Carney’s Machiavellian drama continues into its (hopefully) final Act with his continuing reckless pontificating, and making a public warning that the UK now MUST avoid a BREXIT “No-Deal” at all costs, to avoid consequential damage to the economy, disruption to trade, higher prices to consumers, and less economic activity – oh yes, that latest outburst rattled the very markets that he had calmed with interest rate platitudes, and caused the pound to fall against the dollar [that will help exports, though that was NOT his intention].
[Carney has warned multiple times over three years his unwanted opinion that he expects BREXIT to negatively influence the UK economy, but why doesn’t he instead do his job and do something about inappropriate mortgage lending that is actually within his Bank remit? He prefers to play politics rather than properly manage our economy well – he should be sacked, surely?]

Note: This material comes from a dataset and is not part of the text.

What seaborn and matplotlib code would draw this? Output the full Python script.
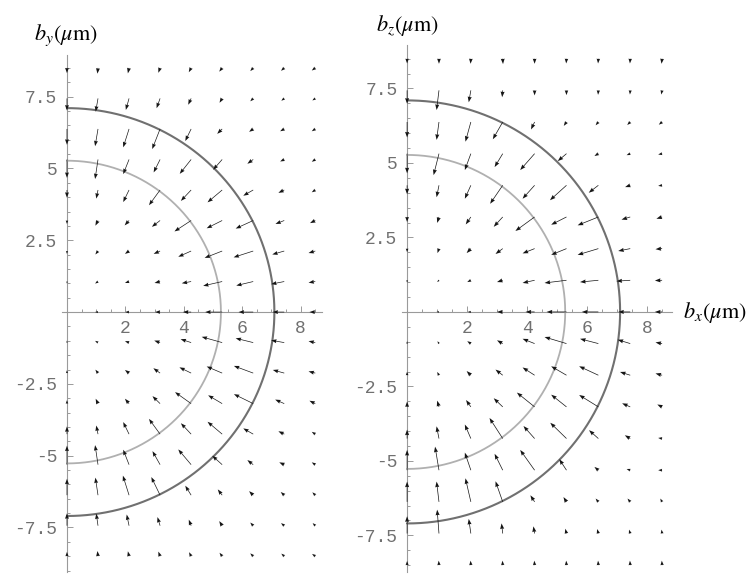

He garnished that crap with putting it in the minds of all and sundry about the safety of their money in the Bank – by assuring them that it was (why raise it if not to try and cause doubt and mischief, eh?)
He still doesn’t have the ‘nous’ to keep his political trap shut, and tell any worries he has to his boss, Remainer-in-chief, Chancellor Philip Hammond – but then again, he is probably doing it on behalf of Hammond himself, who is still desperate for Britain to stay in his beloved EU, eh?
[Doubtless Bank rate needs to rise to about 1.5% over the next half decade, but we ‘never-ever’ again want to see the likes of the crippling 14.9% of 1990, or indeed 7.5% of 1998, or even that of nearly 6% at the time of the financial crisis in late 2007, do we?]